Wigan
- Full name: Wigan Rugby Union Football Club
- Union: Lancashire RFU
- Founded: 1913; 112 years ago
- Location: Wigan, Greater Manchester, England
- Ground(s): Douglas Valley
- President: Michael Singer
- Coach(es): Martin Scott
- Captain(s): Lee Scully
- League(s): South Lancs/Cheshire 2
| Team kit |

Official website
- www.pitchero.com/clubs/wiganrufc

= Wigan RUFC =

English rugby union club

Wigan Rugby Union Football Club are a rugby union team based in Wigan, Greater Manchester, England.
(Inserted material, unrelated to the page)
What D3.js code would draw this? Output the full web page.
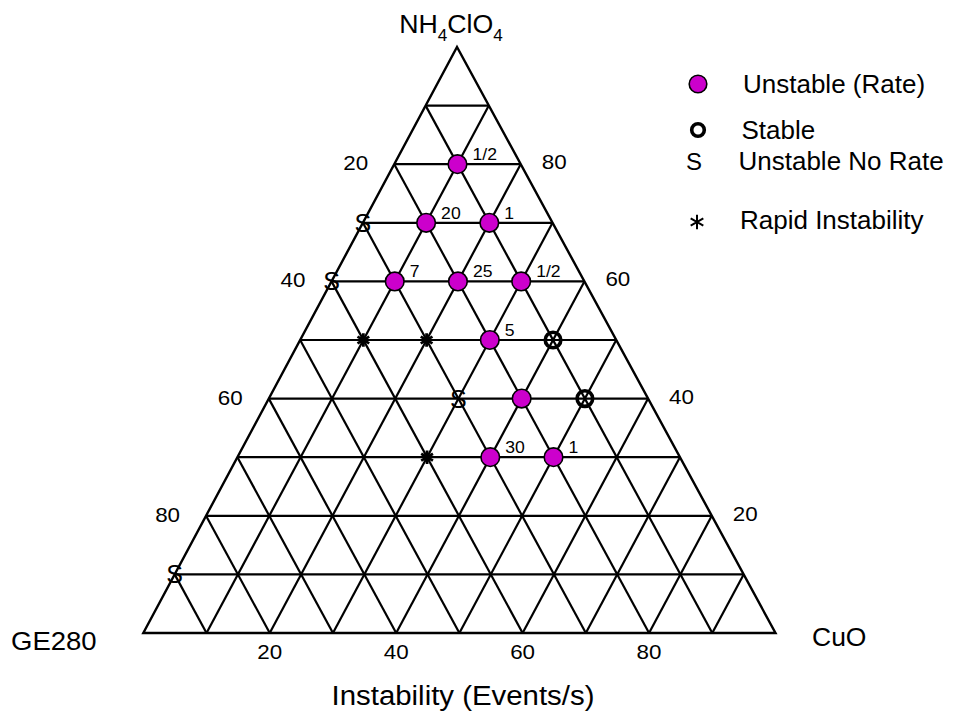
<!DOCTYPE html>
<html>
<head>
<meta charset="utf-8">
<script src="https://cdn.jsdelivr.net/npm/d3@7"></script>
<style>
  html, body { margin: 0; padding: 0; background: #fff; }
  svg { display: block; font-family: "Liberation Sans", Arial, sans-serif; }
</style>
</head>
<body>
<svg id="chart" width="957" height="713"></svg>
<script>
// ---------------- DATA ----------------
// compositions in % : NH4ClO4 (apex), CuO (bottom-right); GE280 = 100 - both
const ticks = [20, 40, 60, 80];
const gridSteps = [10, 20, 30, 40, 50, 60, 70, 80, 90];

const unstableRateNH  = [80, 70, 70, 60, 60, 60, 50, 40, 30, 30];
const unstableRateCuO = [10, 10, 20, 10, 20, 30, 30, 40, 40, 50];
const unstableRateLbl = ["1/2", "20", "1", "7", "25", "1/2", "5", "", "30", "1"];

const stableNH  = [50, 40];
const stableCuO = [40, 50];

const noRateNH  = [70, 60, 40, 10];
const noRateCuO = [0, 0, 30, 0];

const rapidNH  = [50, 50, 30];
const rapidCuO = [10, 20, 30];

const legendLabels = ["Unstable (Rate)", "Stable", "Unstable No Rate", "Rapid Instability"];
const cornerLeft = "GE280", cornerRight = "CuO";
const titleText = "Instability (Events/s)";

// ---------------- LAYOUT ----------------
const svg = d3.select("#chart");
const BL = [143.3, 633], BR = [775.5, 633], AP = [457, 47];

const yScale = d3.scaleLinear().domain([0, 100]).range([BL[1], AP[1]]);       // NH4ClO4 -> y
const cuoX = d3.scaleLinear().domain([0, 100]).range([0, BR[0] - BL[0]]);      // CuO -> x shift
const nhX  = d3.scaleLinear().domain([0, 100]).range([0, AP[0] - BL[0]]);      // NH4ClO4 -> x shift

function pos(nh, cuo) {
  return [BL[0] + cuoX(cuo) + nhX(nh), yScale(nh)];
}

const ink = "#000";
const gridG = svg.append("g");

// grid lines
const segs = [];
gridSteps.forEach(v => {
  segs.push([pos(v, 0), pos(v, 100 - v)]);          // constant NH4ClO4
  segs.push([pos(0, v), pos(100 - v, v)]);          // constant CuO
  segs.push([pos(0, 100 - v), pos(100 - v, 0)]);    // constant GE280
});
gridG.selectAll("line.grid").data(segs).join("line")
  .attr("class", "grid")
  .attr("x1", d => d[0][0]).attr("y1", d => d[0][1])
  .attr("x2", d => d[1][0]).attr("y2", d => d[1][1])
  .attr("stroke", ink).attr("stroke-width", 2.2);

// outer triangle
gridG.append("path")
  .attr("d", d3.line()([pos(0, 0), pos(0, 100), pos(100, 0)]) + "Z")
  .attr("fill", "none").attr("stroke", ink).attr("stroke-width", 2.4)
  .attr("stroke-linejoin", "miter");

// helper for horizontally stretched text
function txt(g, x, y, s, size, sx, anchor) {
  return g.append("text")
    .attr("transform", `translate(${x},${y}) scale(${sx},1)`)
    .attr("font-size", size)
    .attr("text-anchor", anchor || "start")
    .attr("fill", ink)
    .text(s);
}

// tick labels
const tickG = svg.append("g");
ticks.forEach(v => {
  // left side: GE280 value (left edge, NH4ClO4 = 100 - v)
  const pl = pos(100 - v, 0);
  txt(tickG, pl[0] - 26, pl[1] + 6, String(v), 20, 1.12, "end");
  // right side: NH4ClO4 value
  const pr = pos(v, 100 - v);
  txt(tickG, pr[0] + 21, pr[1] + 5, String(v), 20, 1.12, "start");
  // bottom: CuO value
  const pb = pos(0, v);
  txt(tickG, pb[0], pb[1] + 26, String(v), 20, 1.12, "middle");
});

// corner labels
const topLabel = svg.append("text")
  .attr("transform", `translate(451,33) scale(1.07,1)`)
  .attr("text-anchor", "middle").attr("font-size", 25).attr("fill", ink);
topLabel.append("tspan").text("NH");
topLabel.append("tspan").attr("font-size", 16).attr("dy", 8).text("4");
topLabel.append("tspan").attr("dy", -8).text("ClO");
topLabel.append("tspan").attr("font-size", 16).attr("dy", 8).text("4");

txt(svg, 11, 650, cornerLeft, 25, 1.1, "start");
txt(svg, 812, 646, cornerRight, 25, 1.06, "start");
txt(svg, 463, 705, titleText, 28, 1.05, "middle");

// ---------------- MARKERS ----------------
const markG = svg.append("g");
const magenta = "#cc00cc";

// Unstable no rate "S"
markG.selectAll("text.s").data(noRateNH.map((n, i) => pos(n, noRateCuO[i]))).join("text")
  .attr("class", "s")
  .attr("x", d => d[0]).attr("y", d => d[1])
  .attr("dy", "0.36em")
  .attr("text-anchor", "middle").attr("font-size", 25).attr("fill", ink)
  .text("S");

// Rapid instability asterisks
const ast = d3.symbol().type(d3.symbolAsterisk).size(130);
markG.selectAll("path.ast").data(rapidNH.map((n, i) => pos(n, rapidCuO[i]))).join("path")
  .attr("class", "ast")
  .attr("transform", d => `translate(${d[0]},${d[1]})`)
  .attr("d", ast)
  .attr("fill", "none").attr("stroke", ink).attr("stroke-width", 2.8);

// Stable rings
markG.selectAll("circle.stable").data(stableNH.map((n, i) => pos(n, stableCuO[i]))).join("circle")
  .attr("class", "stable")
  .attr("cx", d => d[0]).attr("cy", d => d[1]).attr("r", 7.8)
  .attr("fill", "none").attr("stroke", ink).attr("stroke-width", 3.6);

// Unstable (rate) circles + labels
const rateData = unstableRateNH.map((n, i) => ({ p: pos(n, unstableRateCuO[i]), lbl: unstableRateLbl[i] }));
markG.selectAll("circle.rate").data(rateData).join("circle")
  .attr("class", "rate")
  .attr("cx", d => d.p[0]).attr("cy", d => d.p[1]).attr("r", 9.3)
  .attr("fill", magenta).attr("stroke", ink).attr("stroke-width", 1.6);
markG.selectAll("text.rate").data(rateData).join("text")
  .attr("class", "rate")
  .attr("transform", d => `translate(${d.p[0] + 15},${d.p[1] - 4}) scale(1.1,1)`)
  .attr("font-size", 16).attr("fill", ink)
  .text(d => d.lbl);

// ---------------- LEGEND ----------------
const legG = svg.append("g");
const legY = [84, 130, 163, 222];
const legTextX = [743, 741.5, 738.5, 740];
const legBase = [93, 139, 170, 229];

legG.append("circle").attr("cx", 698).attr("cy", legY[0]).attr("r", 8.8)
  .attr("fill", magenta).attr("stroke", ink).attr("stroke-width", 1.6);
legG.append("circle").attr("cx", 698).attr("cy", legY[1]).attr("r", 6.3)
  .attr("fill", "none").attr("stroke", ink).attr("stroke-width", 3.6);
legG.append("text").attr("x", 694).attr("y", legBase[2]).attr("text-anchor", "middle")
  .attr("font-size", 24).attr("fill", ink).text("S");
legG.append("path").attr("transform", `translate(697,${legY[3]})`)
  .attr("d", d3.symbol().type(d3.symbolAsterisk).size(150))
  .attr("fill", "none").attr("stroke", ink).attr("stroke-width", 2);

legendLabels.forEach((s, i) => {
  txt(legG, legTextX[i], legBase[i], s, 25, 1.04, "start");
});
</script>
</body>
</html>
Founded in 1913, they are based at Douglas Valley on the far edges of the Haigh Estate.

Wigan has produced talent that includes among others the late Mike Gregory, Joe Lydon and Andy Gregory who went on to forge careers at the top of rugby league, and the likes of Dave Cusani and many others who gained international and county honours at rugby union. In 2016/17, for the first time in the club's 104-year history they had mini, junior and colts teams playing in every age group, with an added bonus of an U5's and 6's training team. In total, mini and junior playing membership is now over 200, there are 30 qualified mini and junior volunteer coaches.

Wigan RUFC was the RFU Junior and Mini Section of the Year for 2017–18, and was awarded RFU Kids First Champion Club December 2017.